Cependant, conformément à l’alinéa 2 de l’article précité, il ne sera pas possible d’attribuer au titulaire d’actions la perception de la totalité des dividendes ni de l’empêcher de percevoir tout bénéfice. Est ainsi née la pratique d’une attribution de la quasi-totalité des bénéfices pour un unique associé et le débat sur le caractère léonin d’une clause attribuant à celui-ci 99 % des produits sociaux, on pense ici à la financiarisation des professions réglementées dont le sujet pourrait faire l’objet d’un article Chronos autonome.

Enfin, il est intéressant de noter qu’en l’espèce, la distribution a été votée lors d’une assemblée générale mixte, c’est-à-dire une assemblée générale ordinaire et exceptionnelle, et concernait des dividendes prélevés sur un report à nouveau et sur des primes d’émission, soit des distributions exceptionnelles.

Sur ce sujet de la décision de distributions exceptionnelles des dividendes, de récents arrêts de la Cour d’appel de Paris et de la Cour de cassation se sont opposés quant à l’assemblée générale disposant du pouvoir de décider leur distribution.

Pour la Cour d’appel de Paris dans son arrêt du 30 janvier 2025[1], la distribution de dividendes prélevés sur les comptes de report à nouveau et réserves est possible par n’importe quelle assemblée générale ultérieure à celle d’approbation des comptes concernés.
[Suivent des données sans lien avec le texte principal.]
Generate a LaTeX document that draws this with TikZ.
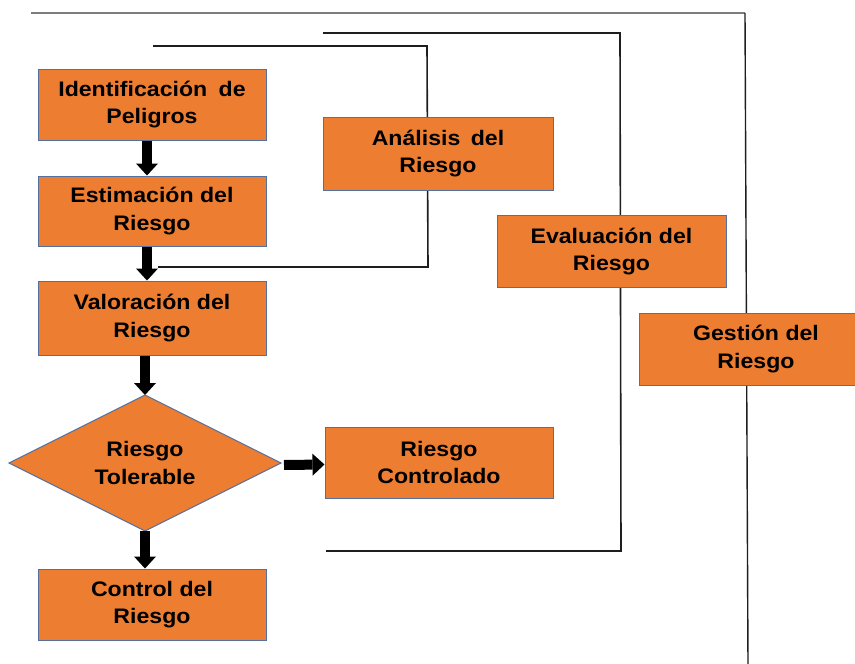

La Cour de cassation va la contredire moins de deux semaines plus tard, le même jour que l’arrêt ici à l’étude soit le 12 février 2025[2] : seule l’assemblée d’approbation des comptes du dernier exercice clos, l’AGOA, a la faculté de décider la distribution de dividendes prélevés sur le compte de report à nouveau, mais ici l’arrêt ne concernait que les reports à nouveau et non les primes. Il y a cependant fort à parier que le sort des primes soit identique. Dans tous les cas, il sera conseillé de procéder aux éventuelles distributions de dividendes prélevés sur les comptes de report à nouveau et de primes d’émission lors de l’assemblée générale d’approbation des comptes.